> **Instruction**
Line by line, repeat the data below exactly, beginning at the first line and ending at the line with "Sin considerar los". Omit pictures.
═══
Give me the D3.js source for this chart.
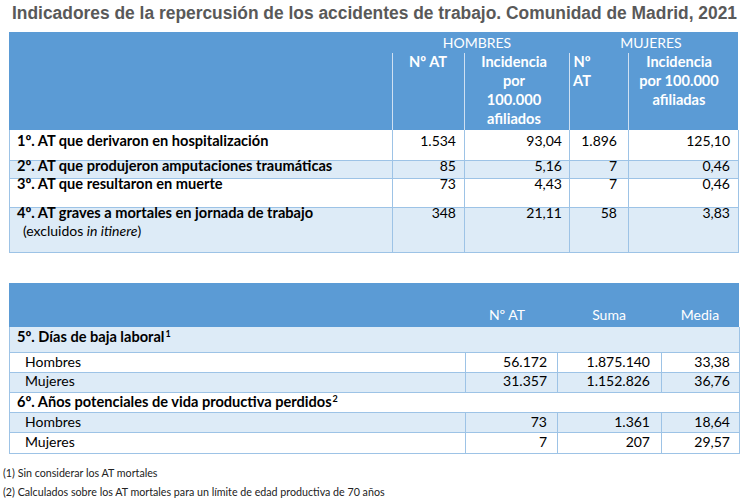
<!DOCTYPE html>
<html><head><meta charset="utf-8">
<script src="https://cdn.jsdelivr.net/npm/d3@7"></script>
<style>body{margin:0;background:#fff}svg{display:block}</style></head>
<body>
<script>
// ---- data ----
const title = "Indicadores de la repercusión de los accidentes de trabajo. Comunidad de Madrid, 2021";
const groups = ["HOMBRES", "MUJERES"];
const t1Headers = [["Nº AT"], ["Incidencia", "por", "100.000", "afiliados"], ["Nº", "AT"], ["Incidencia", "por 100.000", "afiliadas"]];
const t1Labels = ["1º. AT que derivaron en hospitalización", "2º. AT que produjeron amputaciones traumáticas", "3º. AT que resultaron en muerte", "4º. AT graves a mortales en jornada de trabajo"];
const hombresNAT = ["1.534", "85", "73", "348"];
const hombresInc = ["93,04", "5,16", "4,43", "21,11"];
const mujeresNAT = ["1.896", "7", "7", "58"];
const mujeresInc = ["125,10", "0,46", "0,46", "3,83"];
const t2Headers = ["Nº AT", "Suma", "Media"];
const t2Sections = ["5º. Días de baja laboral", "6º. Años potenciales de vida productiva perdidos"];
const t2SectionNotes = ["1", "2"];
const t2Sex = ["Hombres", "Mujeres"];
const t2NAT = [["56.172", "31.357"], ["73", "7"]];
const t2Suma = [["1.875.140", "1.152.826"], ["1.361", "207"]];
const t2Media = [["33,38", "36,76"], ["18,64", "29,57"]];
const footnotes = ["(1) Sin considerar los AT mortales", "(2) Calculados sobre los AT mortales para un límite de edad productiva de 70 años"];

// ---- style ----
const W = 747, H = 503;
const BLUE = "#5b9bd5", LIGHT = "#ddebf7", LINE = "#9dc3e6";
const FONT = "Lato, 'Open Sans', sans-serif";
const BOLD_SIZE = 14.6, REG_SIZE = 14;

const svg = d3.select("body").append("svg").attr("width", W).attr("height", H)
  .style("font-family", FONT);

svg.append("text").attr("x", 12).attr("y", 19)
  .attr("font-family", "'Liberation Sans', Arial, sans-serif")
  .attr("font-weight", "bold").attr("font-size", 17.5).attr("fill", "#595959")
  .attr("textLength", 725).attr("lengthAdjust", "spacingAndGlyphs")
  .text(title);

// ---------- TABLE 1 ----------
const c1 = [9, 392, 464, 569, 628, 738];
const h1Top = 32, h1Bot = 130;
const r1Edges = [130, 160, 178, 207, 252];
const r1Base = [146, 171, 189, 218];
const rowY1 = d3.scaleOrdinal().domain(d3.range(4)).range(r1Edges.slice(0, 4));
const rowH1 = i => r1Edges[i + 1] - r1Edges[i];

svg.append("rect").attr("x", c1[0]).attr("y", h1Top).attr("width", c1[5] - c1[0]).attr("height", h1Bot - h1Top).attr("fill", BLUE);
svg.selectAll(".hsep").data([1, 2, 3, 4]).join("line")
  .attr("x1", d => c1[d] + 0.5).attr("x2", d => c1[d] + 0.5).attr("y1", 53).attr("y2", h1Bot)
  .attr("stroke", "#cfe0f2").attr("stroke-width", 1);
svg.selectAll(".grp").data(groups).join("text")
  .attr("x", (d, i) => i === 0 ? 477 : 651).attr("y", 48)
  .attr("text-anchor", "middle").attr("fill", "#fff").attr("font-size", REG_SIZE).text(d => d);
const subX = [428, 514, 582, 679];
t1Headers.forEach((lines, j) => {
  svg.selectAll(null).data(lines).join("text")
    .attr("x", subX[j]).attr("y", (d, k) => 67 + k * 19)
    .attr("text-anchor", "middle").attr("fill", "#fff").attr("font-weight", "bold").attr("font-size", BOLD_SIZE)
    .text(d => d);
});

const g1 = svg.append("g");
g1.selectAll("rect").data(t1Labels).join("rect")
  .attr("x", c1[0]).attr("y", (d, i) => rowY1(i)).attr("width", c1[5] - c1[0]).attr("height", (d, i) => rowH1(i))
  .attr("fill", (d, i) => i % 2 ? LIGHT : "#fff");
g1.selectAll(".hl").data(r1Edges.slice(1)).join("line")
  .attr("x1", c1[0]).attr("x2", c1[5]).attr("y1", d => d + 0.5).attr("y2", d => d + 0.5)
  .attr("stroke", LINE);
g1.selectAll(".vl").data(c1).join("line")
  .attr("x1", d => d + 0.5).attr("x2", d => d + 0.5).attr("y1", h1Bot).attr("y2", r1Edges[4] + 1)
  .attr("stroke", LINE);
g1.selectAll(".lab").data(t1Labels).join("text")
  .attr("x", 17).attr("y", (d, i) => r1Base[i]).attr("font-weight", "bold").attr("font-size", BOLD_SIZE).attr("fill", "#000")
  .text(d => d);
const note = g1.append("text").attr("x", 23).attr("y", 236).attr("font-size", REG_SIZE).attr("fill", "#000");
note.append("tspan").text("(excluidos ");
note.append("tspan").attr("font-style", "italic").text("in itinere");
note.append("tspan").text(")");
const t1Cols = [hombresNAT, hombresInc, mujeresNAT, mujeresInc];
const pad1 = [8, 7, 11, 8];
t1Cols.forEach((col, j) => {
  g1.selectAll(null).data(col).join("text")
    .attr("x", c1[j + 2] - pad1[j]).attr("y", (d, i) => r1Base[i])
    .attr("text-anchor", "end").attr("font-size", REG_SIZE).attr("fill", "#000").text(d => d);
});

// ---------- TABLE 2 ----------
const c2 = [9, 465, 557, 661, 739];
const h2Top = 283, h2Bot = 327;
const r2Edges = [327, 352, 372, 392, 412, 432, 453];
const r2Base = [342, 367, 386, 407, 427, 447];
svg.append("rect").attr("x", c2[0]).attr("y", h2Top).attr("width", c2[4] - c2[0]).attr("height", h2Bot - h2Top).attr("fill", BLUE);
const hdrX2 = [507, 609, 700];
svg.selectAll(".h2").data(t2Headers).join("text")
  .attr("x", (d, i) => hdrX2[i]).attr("y", 320).attr("text-anchor", "middle")
  .attr("fill", "#fff").attr("font-size", REG_SIZE).text(d => d);

const rows2 = [];
t2Sections.forEach((s, si) => {
  rows2.push({ type: "sec", label: s, sup: t2SectionNotes[si] });
  t2Sex.forEach((sx, k) => rows2.push({ type: "data", label: sx, vals: [t2NAT[si][k], t2Suma[si][k], t2Media[si][k]] }));
});
const g2 = svg.append("g");
g2.selectAll("rect").data(rows2).join("rect")
  .attr("x", c2[0]).attr("y", (d, i) => r2Edges[i]).attr("width", c2[4] - c2[0])
  .attr("height", (d, i) => r2Edges[i + 1] - r2Edges[i])
  .attr("fill", (d, i) => i % 2 ? "#fff" : LIGHT);
g2.selectAll(".hl").data(r2Edges.slice(1)).join("line")
  .attr("x1", c2[0]).attr("x2", c2[4]).attr("y1", d => d + 0.5).attr("y2", d => d + 0.5).attr("stroke", LINE);
g2.selectAll(".ov").data([c2[0], c2[4]]).join("line")
  .attr("x1", d => d + 0.5).attr("x2", d => d + 0.5).attr("y1", h2Bot).attr("y2", r2Edges[6] + 1).attr("stroke", LINE);
rows2.forEach((r, i) => {
  if (r.type !== "data") return;
  g2.selectAll(null).data(c2.slice(1, 4)).join("line")
    .attr("x1", d => d + 0.5).attr("x2", d => d + 0.5).attr("y1", r2Edges[i]).attr("y2", r2Edges[i + 1])
    .attr("stroke", LINE);
});
const labs2 = g2.selectAll(".lab").data(rows2).join("text")
  .attr("x", d => d.type === "sec" ? 17 : 25).attr("y", (d, i) => r2Base[i])
  .attr("font-weight", d => d.type === "sec" ? "bold" : "normal")
  .attr("font-size", d => d.type === "sec" ? BOLD_SIZE : REG_SIZE).attr("fill", "#000");
labs2.append("tspan").text(d => d.label);
labs2.filter(d => d.sup).append("tspan").attr("font-size", 9).attr("dy", -5).attr("dx", 1).text(d => d.sup);
const pad2 = [10, 11, 9];
rows2.forEach((r, i) => {
  if (r.type !== "data") return;
  g2.selectAll(null).data(r.vals).join("text")
    .attr("x", (d, j) => c2[j + 2] - pad2[j]).attr("y", r2Base[i])
    .attr("text-anchor", "end").attr("font-size", REG_SIZE).attr("fill", "#000").text(d => d);
});

svg.selectAll(".fn").data(footnotes).join("text")
  .attr("x", 3).attr("y", (d, i) => 477 + i * 19)
  .attr("font-size", 10.7).attr("fill", "#222").text(d => d);
</script>
</body></html>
═══
> **Result**
Give me the D3.js source for this chart.
<!DOCTYPE html>
<html><head><meta charset="utf-8">
<script src="https://cdn.jsdelivr.net/npm/d3@7"></script>
<style>body{margin:0;background:#fff}svg{display:block}</style></head>
<body>
<script>
// ---- data ----
const title = "Indicadores de la repercusión de los accidentes de trabajo. Comunidad de Madrid, 2021";
const groups = ["HOMBRES", "MUJERES"];
const t1Headers = [["Nº AT"], ["Incidencia", "por", "100.000", "afiliados"], ["Nº", "AT"], ["Incidencia", "por 100.000", "afiliadas"]];
const t1Labels = ["1º. AT que derivaron en hospitalización", "2º. AT que produjeron amputaciones traumáticas", "3º. AT que resultaron en muerte", "4º. AT graves a mortales en jornada de trabajo"];
const hombresNAT = ["1.534", "85", "73", "348"];
const hombresInc = ["93,04", "5,16", "4,43", "21,11"];
const mujeresNAT = ["1.896", "7", "7", "58"];
const mujeresInc = ["125,10", "0,46", "0,46", "3,83"];
const t2Headers = ["Nº AT", "Suma", "Media"];
const t2Sections = ["5º. Días de baja laboral", "6º. Años potenciales de vida productiva perdidos"];
const t2SectionNotes = ["1", "2"];
const t2Sex = ["Hombres", "Mujeres"];
const t2NAT = [["56.172", "31.357"], ["73", "7"]];
const t2Suma = [["1.875.140", "1.152.826"], ["1.361", "207"]];
const t2Media = [["33,38", "36,76"], ["18,64", "29,57"]];
const footnotes = ["(1) Sin considerar los AT mortales", "(2) Calculados sobre los AT mortales para un límite de edad productiva de 70 años"];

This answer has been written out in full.